何故なら、屍者が戦争に行ってくれるなら自分の大切な夫や息子を戦場に送り出さなくて良くなるから…なんだそうです。
確かに気持ちは分からなくはありません。
亡くなった方より生きている方を優先させる考え方も…
でも、魂の尊厳は微塵も感じられないと思ったのも事実です。
それにフランケンシュタインは死体を集めて繋ぎ合わせた人造人間で、亡くなった方をそっくりそのまま生き返らせた訳ではありません。
姿かたちが一緒じゃないから割り切れることってあると思います。
それはこの作品を見れば明らかです。
この物語の鍵として、人造生命創造の秘密の記された「ヴィクターの手記」があります。
主人公であるワトソンが続けてきた長い旅で証明された唯一無二は、その手記を破棄すること…

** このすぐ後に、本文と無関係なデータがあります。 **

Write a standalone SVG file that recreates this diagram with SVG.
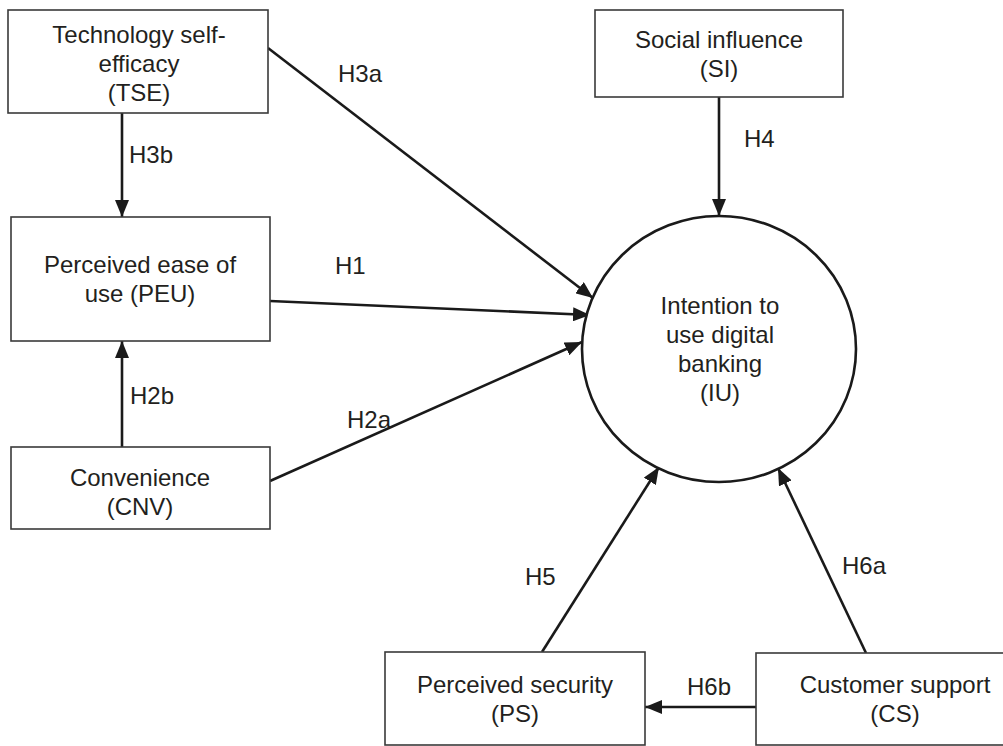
<svg xmlns="http://www.w3.org/2000/svg" width="1003" height="746" viewBox="0 0 1003 746">
<defs>
<style>
.box{fill:#fff;stroke:#3a3a3a;stroke-width:1.6}
.t{font-family:"Liberation Sans",Arial,sans-serif;font-size:24px;fill:#231f20;text-anchor:middle}
.l{font-family:"Liberation Sans",Arial,sans-serif;font-size:24px;fill:#231f20}
.c{stroke:#1a1a1a;stroke-width:2.6;fill:none;marker-end:url(#ah)}
</style>
<marker id="ah" markerUnits="userSpaceOnUse" markerWidth="17" markerHeight="14" refX="17" refY="7" orient="auto">
<path d="M0,0 L17,7 L0,14 z" fill="#1a1a1a"/>
</marker>
</defs>
<rect width="1003" height="746" fill="#fff"/>
<g id="connectors">
<path class="c" d="M122,113 L122,217"/>
<path class="c" d="M268,48 L593,298"/>
<path class="c" d="M719,97 L719,216"/>
<path class="c" d="M270,301 L590,315"/>
<path class="c" d="M270,481 L582,342"/>
<path class="c" d="M122,447 L122,341"/>
<path class="c" d="M542,652 L659,467"/>
<path class="c" d="M866,653 L778,468"/>
<path class="c" d="M756,707 L645,707"/>
<text class="l" x="338" y="82">H3a</text>
<text class="l" x="129" y="163">H3b</text>
<text class="l" x="744" y="147">H4</text>
<text class="l" x="335" y="274">H1</text>
<text class="l" x="130" y="404">H2b</text>
<text class="l" x="347" y="428">H2a</text>
<text class="l" x="525" y="585">H5</text>
<text class="l" x="842" y="574">H6a</text>
<text class="l" x="687" y="695">H6b</text>
</g>
<g id="TSE">
<rect class="box" x="8" y="10" width="260" height="103"/>
<text class="t" x="139" y="43">Technology self-</text>
<text class="t" x="139" y="72">efficacy</text>
<text class="t" x="139" y="101">(TSE)</text>
</g>
<g id="SI">
<rect class="box" x="595" y="10" width="248" height="87"/>
<text class="t" x="719" y="48">Social influence</text>
<text class="t" x="719" y="77">(SI)</text>
</g>
<g id="PEU">
<rect class="box" x="11" y="217" width="259" height="124"/>
<text class="t" x="140" y="273">Perceived ease of</text>
<text class="t" x="140" y="302">use (PEU)</text>
</g>
<g id="CNV">
<rect class="box" x="11" y="447" width="259" height="82"/>
<text class="t" x="140" y="486">Convenience</text>
<text class="t" x="140" y="515">(CNV)</text>
</g>
<g id="IU">
<ellipse cx="719" cy="349" rx="137" ry="133" fill="#fff" stroke="#1a1a1a" stroke-width="2.6"/>
<text class="t" x="720" y="314">Intention to</text>
<text class="t" x="720" y="343">use digital</text>
<text class="t" x="720" y="372">banking</text>
<text class="t" x="720" y="401">(IU)</text>
</g>
<g id="PS">
<rect class="box" x="385" y="652" width="260" height="93"/>
<text class="t" x="515" y="693">Perceived security</text>
<text class="t" x="515" y="722">(PS)</text>
</g>
<g id="CS">
<rect class="box" x="756" y="653" width="280" height="92"/>
<text class="t" x="895" y="693">Customer support</text>
<text class="t" x="895" y="722">(CS)</text>
</g>
</svg>
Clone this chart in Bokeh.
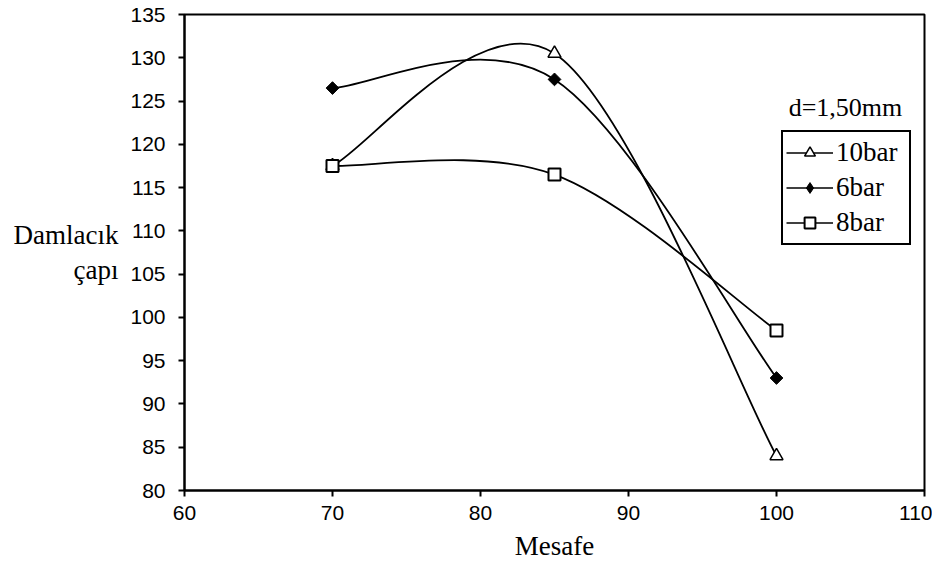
import math
from bokeh.plotting import figure
from bokeh.models import Legend, LegendItem, Label, ColumnDataSource
from bokeh.embed import file_html
from bokeh.resources import INLINE

# ---- data ----
mesafe = [70, 85, 100]
bar10 = [117.5, 130.5, 84.0]
bar6 = [126.5, 127.5, 93.0]
bar8 = [117.5, 116.5, 98.5]
series_names = ["10bar", "6bar", "8bar"]
x_ticks = [60, 70, 80, 90, 100, 110]
y_ticks = [80, 85, 90, 95, 100, 105, 110, 115, 120, 125, 130, 135]

SERIF = "Liberation Serif"
SANS = "Liberation Sans"


def smooth_segments(x, y, t=1.0 / 6.0):
    """Excel-like smoothed line: cubic Bezier control points from neighbours."""
    n = len(x)
    d = dict(x0=[], y0=[], x1=[], y1=[], cx0=[], cy0=[], cx1=[], cy1=[])
    for i in range(n - 1):
        pm = i - 1 if i > 0 else 0
        pp = i + 2 if i + 2 < n else n - 1
        d["x0"].append(x[i]); d["y0"].append(y[i])
        d["x1"].append(x[i + 1]); d["y1"].append(y[i + 1])
        d["cx0"].append(x[i] + (x[i + 1] - x[pm]) * t)
        d["cy0"].append(y[i] + (y[i + 1] - y[pm]) * t)
        d["cx1"].append(x[i + 1] - (x[pp] - x[i]) * t)
        d["cy1"].append(y[i + 1] - (y[pp] - y[i]) * t)
    return ColumnDataSource(d)


p = figure(width=932, height=563, x_range=(60, 110), y_range=(80, 135),
           output_backend="svg", toolbar_location=None,
           min_border_left=184, min_border_right=8,
           min_border_top=14, min_border_bottom=40)

p.background_fill_color = "white"
p.border_fill_color = "white"
p.outline_line_color = "black"
p.outline_line_width = 2
p.xgrid.visible = False
p.ygrid.visible = False

for ax in (p.xaxis[0], p.yaxis[0]):
    ax.axis_line_width = 2
    ax.axis_line_color = "black"
    ax.major_tick_line_color = "black"
    ax.major_tick_line_width = 2
    ax.major_tick_in = 0
    ax.major_tick_out = 6
    ax.minor_tick_line_color = None
    ax.major_label_text_font = SANS
    ax.major_label_text_font_size = "21px"
    ax.major_label_text_color = "black"

p.xaxis.ticker = x_ticks
p.yaxis.ticker = y_ticks
p.xaxis.major_label_standoff = 9
p.yaxis.major_label_standoff = 13
p.xaxis.axis_label = "Mesafe"
p.xaxis.axis_label_text_font = SERIF
p.xaxis.axis_label_text_font_style = "normal"
p.xaxis.axis_label_text_font_size = "27px"
p.xaxis.axis_label_standoff = 8
p.xaxis.axis_label_text_color = "black"

p.yaxis.axis_label = "Damlacık\nçapı"
p.yaxis.axis_label_orientation = "horizontal"
p.yaxis.axis_label_text_font = SERIF
p.yaxis.axis_label_text_font_style = "normal"
p.yaxis.axis_label_text_font_size = "27px"
p.yaxis.axis_label_text_color = "black"
p.yaxis.axis_label_text_align = "center"
p.yaxis.axis_label_text_line_height = 1.15
p.yaxis.axis_label_standoff = 9

styles = [
    dict(marker="triangle", size=13, angle=0.0, fill_color="white", line_width=1.5),
    dict(marker="square", size=9, angle=math.pi / 4, fill_color="black", line_width=1),
    dict(marker="square", size=12, angle=0.0, fill_color="white", line_width=2),
]

items = []
for name, ys, st in zip(series_names, [bar10, bar6, bar8], styles):
    src = smooth_segments(mesafe, ys)
    p.bezier(x0="x0", y0="y0", x1="x1", y1="y1", cx0="cx0", cy0="cy0",
             cx1="cx1", cy1="cy1", source=src, line_color="black", line_width=1.8)
    # single-point line: invisible in the plot, used for the legend's line sample
    legend_line = p.line(x=mesafe[:1], y=ys[:1], line_color="black", line_width=1.6)
    if st["angle"]:
        # legend ignores marker angle: a diamond hidden under the rotated square
        legend_mark = p.scatter(x=mesafe[:1], y=ys[:1], marker="diamond", size=11,
                                fill_color="black", line_color="black", line_width=1)
    sc = p.scatter(x=mesafe, y=ys, marker=st["marker"], size=st["size"],
                   angle=st["angle"], fill_color=st["fill_color"],
                   line_color="black", line_width=st["line_width"])
    if not st["angle"]:
        legend_mark = sc
    items.append(LegendItem(label=name, renderers=[legend_line, legend_mark]))

legend = Legend(items=items, location=(597, 245))
legend.label_text_font = SERIF
legend.label_text_font_size = "27px"
legend.label_text_color = "black"
legend.glyph_width = 47
legend.glyph_height = 27
legend.label_height = 35
legend.label_width = 70
legend.label_standoff = 3
legend.spacing = 0
legend.padding = 3
legend.margin = 0
legend.border_line_color = "black"
legend.border_line_alpha = 1.0
legend.border_line_width = 2
legend.background_fill_color = "white"
legend.background_fill_alpha = 1
p.add_layout(legend, "center")

p.add_layout(Label(x=104.66, y=124.3, text="d=1,50mm", text_align="center",
                   text_baseline="middle", text_font=SERIF,
                   text_font_size="26px", text_color="black"))

open("out.html", "w").write(file_html(p, INLINE))
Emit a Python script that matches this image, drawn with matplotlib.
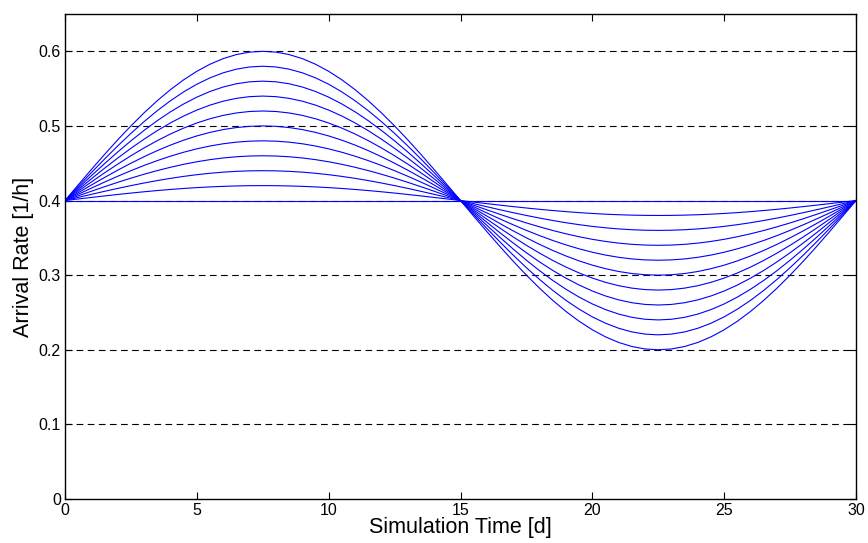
import numpy as np
import matplotlib
matplotlib.use("Agg")
import matplotlib.pyplot as plt

plt.rcParams['font.family'] = ['Liberation Sans', 'DejaVu Sans']

# Data
base_rate = 0.4                     # common value at t = 0, 15, 30
peak_values = [0.40, 0.42, 0.44, 0.46, 0.48, 0.50, 0.52, 0.54, 0.56, 0.58, 0.60]
period_days = 30
days = np.linspace(0, 30, 61)       # sample times [d]
x_ticks = [0, 5, 10, 15, 20, 25, 30]
y_ticks = [0, 0.1, 0.2, 0.3, 0.4, 0.5, 0.6]
y_tick_labels = ['0', '0.1', '0.2', '0.3', '0.4', '0.5', '0.6']

fig = plt.figure(figsize=(8.68, 5.43), dpi=100)
ax = fig.add_axes([65/868, 1 - 499/543, (856-65)/868, (499-14)/543])

for pk in peak_values:
    amp = pk - base_rate
    rate = base_rate + amp * np.sin(2 * np.pi * days / period_days)
    ax.plot(days, rate, color='#0000ff', lw=0.8)

for y in y_ticks[1:]:
    ax.axhline(y, color='black', lw=0.8, ls=(0, (6, 4)), zorder=0)

ax.set_xlim(0, 30)
ax.set_ylim(0, 0.65)
ax.set_xticks(x_ticks)
ax.set_yticks(y_ticks)
ax.set_yticklabels(y_tick_labels)
ax.tick_params(direction='in', length=5, width=0.8, top=True, right=True,
               labelsize=11.5, pad=3)
for s in ax.spines.values():
    s.set_linewidth(1.0)
ax.set_xlabel('Simulation Time [d]', fontsize=15.5, labelpad=-1)
ax.set_ylabel('Arrival Rate [1/h]', fontsize=15.5, labelpad=3)

fig.savefig('out.png', dpi=100)
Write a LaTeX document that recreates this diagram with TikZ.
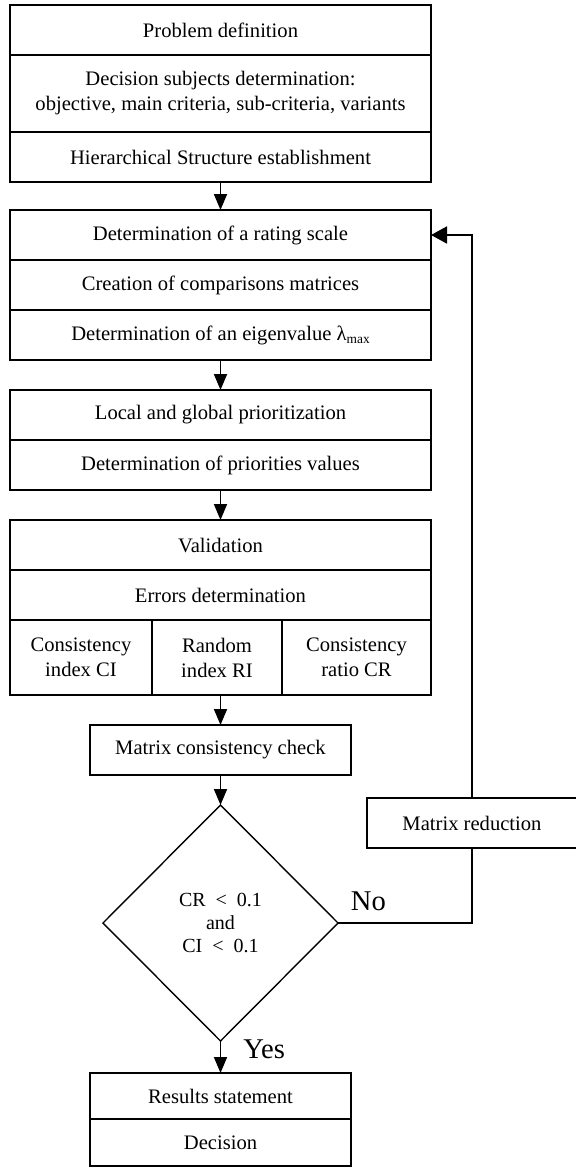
\documentclass[tikz,border=0pt]{standalone}
\usepackage{fontspec}
\setmainfont{Liberation Serif}
\usetikzlibrary{arrows.meta, shapes.geometric, positioning}

\begin{document}
\begin{tikzpicture}[>={Triangle[width=6.5pt,length=8pt]},line width=0.9pt,node distance=15pt,
  font=\fontsize{10.3}{12.5}\selectfont,
  row node/.style={rectangle,draw,inner sep=0pt,outer sep=0pt,minimum width=210.5pt,minimum height=25pt,align=center},
  small node/.style={row node,minimum width=130.5pt},
  cell node/.style={row node,minimum height=37.5pt,anchor=north west},
  test node/.style={diamond,draw,line width=0.7pt,inner sep=0pt,outer sep=0pt,minimum width=117.5pt,minimum height=118pt,
    align=center,font=\fontsize{10}{11.5}\selectfont},
  answer/.style={inner sep=0pt,anchor=base west,font=\fontsize{14.3}{16}\selectfont}]
  \useasboundingbox (0,0) rectangle (288pt,-584pt);
  % problem structuring
  \node[row node] (prob) at (110.25pt,-15pt) {Problem definition};
  \node[row node,minimum height=38.5pt] (subj) [below=0pt of prob] {Decision subjects determination:\\objective, main criteria, sub-criteria, variants};
  \node[row node] (hier) [below=0pt of subj] {Hierarchical Structure establishment};
  % pairwise comparisons
  \node[row node] (rating) [below=14pt of hier] {Determination of a rating scale};
  \node[row node] (compare) [below=0pt of rating] {Creation of comparisons matrices};
  \node[row node] (eigen) [below=0pt of compare] {Determination of an eigenvalue λ\raisebox{-0.4ex}{\fontsize{6.7}{7}\selectfont max}};
  % priorities
  \node[row node] (local) [below=of eigen] {Local and global prioritization};
  \node[row node] (prio) [below=0pt of local] {Determination of priorities values};
  % validation
  \node[row node] (valid) [below=of prio] {Validation};
  \node[row node] (errors) [below=0pt of valid] {Errors determination};
  \node[cell node,minimum width=71pt] (ci) at (errors.south west) {Consistency\\index CI};
  \node[cell node,minimum width=65pt] (ri) at (ci.north east) {Random\\index RI};
  \node[cell node,minimum width=74.5pt] (cr) at (ri.north east) {Consistency\\ratio CR};
  % check and decision
  \node[small node] (check) [below=52.5pt of errors] {Matrix consistency check};
  \node[test node] (dec) [below=of check] {CR\enspace<\enspace0.1\\and\\CI\enspace<\enspace0.1};
  \node[small node,minimum height=23pt] (result) [below=16pt of dec] {Results statement};
  \node[small node,minimum height=23.5pt] (final) [below=0pt of result] {Decision};
  \node[row node,minimum width=105pt] (reduce) at (236pt,-411.5pt) {Matrix reduction};
  \node[answer] (no) at ([xshift=6pt,yshift=6.5pt]dec.east) {No};
  \node[answer] (yes) at ([xshift=11pt,yshift=-8.5pt]dec.south) {Yes};
  \foreach \s/\t in {hier/rating, eigen/local, prio/valid, ri/check, check/dec, dec/result}
    {\draw[->] (\t.north |- \s.south) -- (\t.north);}
  \draw[line width=0.7pt] (dec.east) -- (dec.east -| reduce) -- (reduce.south);
  \draw[-{Triangle[width=8.5pt,length=8pt]}] (reduce.north) |- (rating.east);
\end{tikzpicture}
\end{document}
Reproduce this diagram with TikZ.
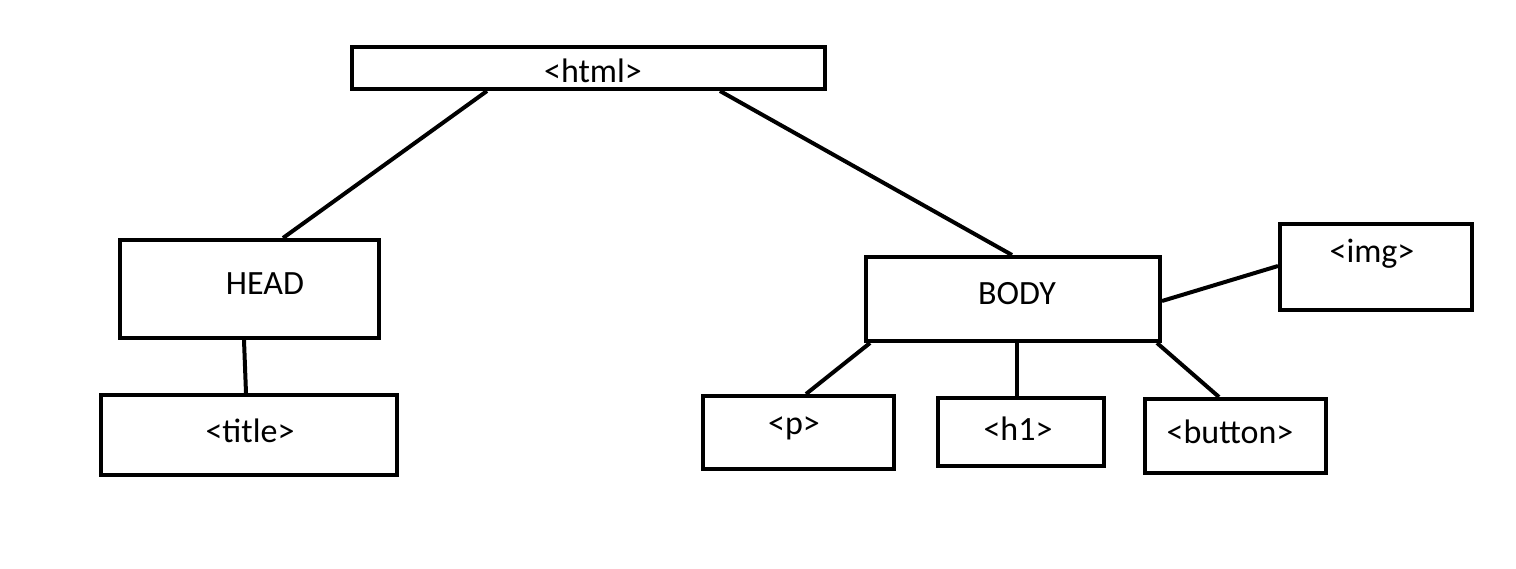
\documentclass[tikz,border=0pt]{standalone}
\usepackage{fontspec}
\setmainfont{Carlito}
\begin{document}
\begin{tikzpicture}[x=1pt,y=-1pt,
  box/.style={draw, line width=4pt, inner sep=0pt},
  lbl/.style={anchor=base, inner sep=0pt, font=\fontsize{34}{40}\selectfont},
  link/.style={line width=4pt}]
\useasboundingbox (0,0) rectangle (1516,569);
\fill[white] (0,0) rectangle (1516,569);
% boxes
\node[box, minimum width=473pt, minimum height=42pt] (html) at (588.5,68) {};
\node[box, minimum width=259pt, minimum height=98pt] (head) at (249.5,289) {};
\node[box, minimum width=296pt, minimum height=80pt] (title) at (249,435) {};
\node[box, minimum width=294pt, minimum height=84pt] (body) at (1013,299) {};
\node[box, minimum width=192pt, minimum height=86pt] (img) at (1376,267) {};
\node[box, minimum width=191pt, minimum height=73pt] (p) at (798.5,432.5) {};
\node[box, minimum width=166pt, minimum height=68pt] (h1) at (1021,432) {};
\node[box, minimum width=181pt, minimum height=74pt] (button) at (1235.5,436) {};
% labels
\node[lbl] (thtml) at (593,83) {<html>};
\node[lbl] (thead) at (265,295) {HEAD};
\node[lbl] (ttitle) at (250,442) {<title>};
\node[lbl] (tbody) at (1017,305) {BODY};
\node[lbl] (timg) at (1372,263) {<img>};
\node[lbl] (tp) at (794,434) {<p>};
\node[lbl] (th1) at (1018,440) {<h1>};
\node[lbl] (tbutton) at (1230,443) {<button>};
% connectors
\draw[link] ([xshift=-101.5pt]html.south) -- ([xshift=33.5pt]head.north);
\draw[link] ([xshift=131.5pt]html.south) -- ([xshift=-1pt]body.north);
\draw[link] ([xshift=-5.5pt]head.south) -- ([xshift=-3pt]title.north);
\draw[link] ([yshift=-2pt]body.east) -- ([yshift=1pt]img.west);
\draw[link] ([xshift=6pt]body.south west) -- ([xshift=7.5pt]p.north);
\draw[link] ([xshift=4pt]body.south) -- ([xshift=-4pt]h1.north);
\draw[link] ([xshift=-5pt]body.south east) -- ([xshift=-16.5pt]button.north);
\end{tikzpicture}
\end{document}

でも実際にその手記を前にした時、彼の双肩に重く圧し掛かったしがらみが、判断を鈍らせるんです。
その結果が最悪な事態を迎えてしまったとしたら…?
そう考えると彼が判断を鈍らせたのは良くないことだったのかもしれません。
ですが、そこで彼の事をバッサリ切り捨てることがどうしてもできないんです。
何故なら、もし自分が同じ立場だったら、きっとワトソンと同じ行動を取ったと思うので…
彼の気持ちが痛いほど分かりましたから…
と、順調に視聴を続けてきたのですが、ラストの駆け足ですっかり置いてけぼりを食ってしまいました。
ぶつ切りの物語が次々と流れていくのですが、どれも重要なポイントであるにも関わらず言葉足らずな感じがしたんですよね。
確かに多くない台詞から感じ取る必要があるのは分かりますが、前後の脈絡があって始めて成立する構図だと思うんですよね。
それがぶつ切りなら伝わるモノも伝わらなくなっちゃう…
そこが少し残念だったかな。
でも、作画はめっちゃ綺麗ですし、細谷さんや香菜ちゃんを始めとする声優さんはムッチャ良い仕事しているので、それだけで完走できちゃう感じの作品だったと思います。
上映時間120分の作品でした。
久々に長編アニメ映画を視聴しましたが、やっぱり見応えは半端ありませんね。
「虐殺器官」、「ハーモニー」もNETFLIXで視聴できるので、いつか時間を作って視聴したいと思います。